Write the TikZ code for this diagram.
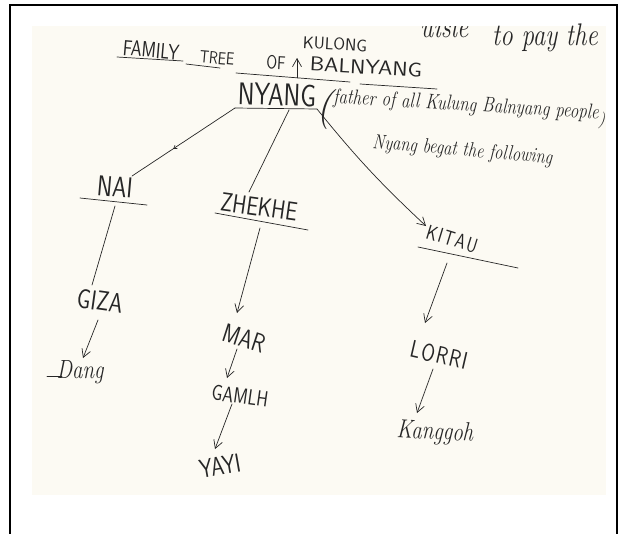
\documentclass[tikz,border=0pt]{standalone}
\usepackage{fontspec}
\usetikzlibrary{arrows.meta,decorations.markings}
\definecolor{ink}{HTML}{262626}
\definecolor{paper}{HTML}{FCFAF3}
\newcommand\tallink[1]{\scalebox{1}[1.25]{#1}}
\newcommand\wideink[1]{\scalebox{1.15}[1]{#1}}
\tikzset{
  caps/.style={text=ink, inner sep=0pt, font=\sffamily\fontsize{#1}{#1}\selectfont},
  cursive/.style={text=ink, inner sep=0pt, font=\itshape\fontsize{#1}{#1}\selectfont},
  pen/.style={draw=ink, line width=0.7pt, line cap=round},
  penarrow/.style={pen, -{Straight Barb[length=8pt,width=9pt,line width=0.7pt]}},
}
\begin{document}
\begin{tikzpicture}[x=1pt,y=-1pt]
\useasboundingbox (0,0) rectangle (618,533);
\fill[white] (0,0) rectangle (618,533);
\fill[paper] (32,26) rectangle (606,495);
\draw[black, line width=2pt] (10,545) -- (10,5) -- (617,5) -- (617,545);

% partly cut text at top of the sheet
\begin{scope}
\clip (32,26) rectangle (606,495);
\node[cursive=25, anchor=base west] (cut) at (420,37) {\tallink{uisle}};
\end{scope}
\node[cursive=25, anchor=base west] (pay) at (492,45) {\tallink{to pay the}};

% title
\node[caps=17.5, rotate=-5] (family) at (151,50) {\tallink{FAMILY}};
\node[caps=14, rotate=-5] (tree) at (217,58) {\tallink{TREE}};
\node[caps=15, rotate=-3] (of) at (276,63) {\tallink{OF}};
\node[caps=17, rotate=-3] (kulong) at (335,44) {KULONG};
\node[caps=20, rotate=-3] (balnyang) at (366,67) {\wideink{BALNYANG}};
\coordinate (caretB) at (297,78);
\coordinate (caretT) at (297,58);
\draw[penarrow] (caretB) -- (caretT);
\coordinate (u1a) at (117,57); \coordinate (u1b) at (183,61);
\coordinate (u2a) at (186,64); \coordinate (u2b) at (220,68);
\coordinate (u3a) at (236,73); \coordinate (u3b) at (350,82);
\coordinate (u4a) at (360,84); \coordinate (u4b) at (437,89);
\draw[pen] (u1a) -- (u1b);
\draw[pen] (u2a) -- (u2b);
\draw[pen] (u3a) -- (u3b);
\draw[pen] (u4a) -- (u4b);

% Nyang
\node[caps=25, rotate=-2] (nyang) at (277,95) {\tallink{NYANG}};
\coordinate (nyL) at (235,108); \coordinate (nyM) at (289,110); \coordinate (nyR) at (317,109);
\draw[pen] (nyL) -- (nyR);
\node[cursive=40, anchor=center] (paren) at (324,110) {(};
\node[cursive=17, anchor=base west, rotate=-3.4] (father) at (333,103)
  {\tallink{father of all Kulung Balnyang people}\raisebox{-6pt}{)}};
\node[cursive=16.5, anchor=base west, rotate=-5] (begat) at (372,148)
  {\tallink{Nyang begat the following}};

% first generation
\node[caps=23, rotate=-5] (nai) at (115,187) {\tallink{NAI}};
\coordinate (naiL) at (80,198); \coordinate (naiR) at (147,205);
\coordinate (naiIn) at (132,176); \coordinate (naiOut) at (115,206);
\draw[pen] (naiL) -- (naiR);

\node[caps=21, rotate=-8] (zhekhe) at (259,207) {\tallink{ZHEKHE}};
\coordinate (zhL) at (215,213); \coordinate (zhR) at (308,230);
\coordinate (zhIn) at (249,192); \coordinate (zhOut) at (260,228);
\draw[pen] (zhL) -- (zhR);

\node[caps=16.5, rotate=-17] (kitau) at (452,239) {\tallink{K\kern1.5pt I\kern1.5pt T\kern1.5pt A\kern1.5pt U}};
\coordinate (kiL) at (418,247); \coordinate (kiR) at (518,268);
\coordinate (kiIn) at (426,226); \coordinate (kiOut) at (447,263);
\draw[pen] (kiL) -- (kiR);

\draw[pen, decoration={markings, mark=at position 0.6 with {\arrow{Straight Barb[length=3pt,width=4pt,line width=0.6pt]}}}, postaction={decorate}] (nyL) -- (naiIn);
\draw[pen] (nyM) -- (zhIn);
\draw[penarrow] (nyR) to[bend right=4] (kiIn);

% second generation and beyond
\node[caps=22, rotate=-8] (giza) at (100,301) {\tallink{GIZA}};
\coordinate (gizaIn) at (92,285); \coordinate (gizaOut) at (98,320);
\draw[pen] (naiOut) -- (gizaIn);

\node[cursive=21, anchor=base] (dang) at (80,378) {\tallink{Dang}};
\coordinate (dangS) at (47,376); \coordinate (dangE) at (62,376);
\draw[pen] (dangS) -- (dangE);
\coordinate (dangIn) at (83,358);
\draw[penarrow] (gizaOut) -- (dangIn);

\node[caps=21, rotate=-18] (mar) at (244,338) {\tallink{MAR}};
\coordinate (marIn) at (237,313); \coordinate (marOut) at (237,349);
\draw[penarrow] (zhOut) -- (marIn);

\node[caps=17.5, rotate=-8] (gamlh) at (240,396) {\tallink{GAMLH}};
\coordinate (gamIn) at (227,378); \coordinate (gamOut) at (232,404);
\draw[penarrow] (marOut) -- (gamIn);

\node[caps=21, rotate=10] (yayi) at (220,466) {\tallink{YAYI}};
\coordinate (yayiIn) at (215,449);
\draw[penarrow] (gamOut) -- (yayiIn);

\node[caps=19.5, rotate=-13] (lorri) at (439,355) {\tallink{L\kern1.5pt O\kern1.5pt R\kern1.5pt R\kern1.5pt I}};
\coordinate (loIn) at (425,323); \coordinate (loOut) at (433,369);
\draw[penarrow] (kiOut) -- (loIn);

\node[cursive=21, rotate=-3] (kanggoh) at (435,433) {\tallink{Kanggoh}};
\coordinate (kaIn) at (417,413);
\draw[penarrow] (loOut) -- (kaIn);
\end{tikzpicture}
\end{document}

++++++++++

--- EXERCISE REQUIREMENTS ---
Please extract exactly the lines of the data, from the first through the line containing "anchor=base west] (pay)", and add no pictures to the copy.

--- RESPONSE FOR THIS EXERCISE ---
Write the TikZ code for this diagram.
\documentclass[tikz,border=0pt]{standalone}
\usepackage{fontspec}
\usetikzlibrary{arrows.meta,decorations.markings}
\definecolor{ink}{HTML}{262626}
\definecolor{paper}{HTML}{FCFAF3}
\newcommand\tallink[1]{\scalebox{1}[1.25]{#1}}
\newcommand\wideink[1]{\scalebox{1.15}[1]{#1}}
\tikzset{
  caps/.style={text=ink, inner sep=0pt, font=\sffamily\fontsize{#1}{#1}\selectfont},
  cursive/.style={text=ink, inner sep=0pt, font=\itshape\fontsize{#1}{#1}\selectfont},
  pen/.style={draw=ink, line width=0.7pt, line cap=round},
  penarrow/.style={pen, -{Straight Barb[length=8pt,width=9pt,line width=0.7pt]}},
}
\begin{document}
\begin{tikzpicture}[x=1pt,y=-1pt]
\useasboundingbox (0,0) rectangle (618,533);
\fill[white] (0,0) rectangle (618,533);
\fill[paper] (32,26) rectangle (606,495);
\draw[black, line width=2pt] (10,545) -- (10,5) -- (617,5) -- (617,545);

% partly cut text at top of the sheet
\begin{scope}
\clip (32,26) rectangle (606,495);
\node[cursive=25, anchor=base west] (cut) at (420,37) {\tallink{uisle}};
\end{scope}
\node[cursive=25, anchor=base west] (pay) at (492,45) {\tallink{to pay the}};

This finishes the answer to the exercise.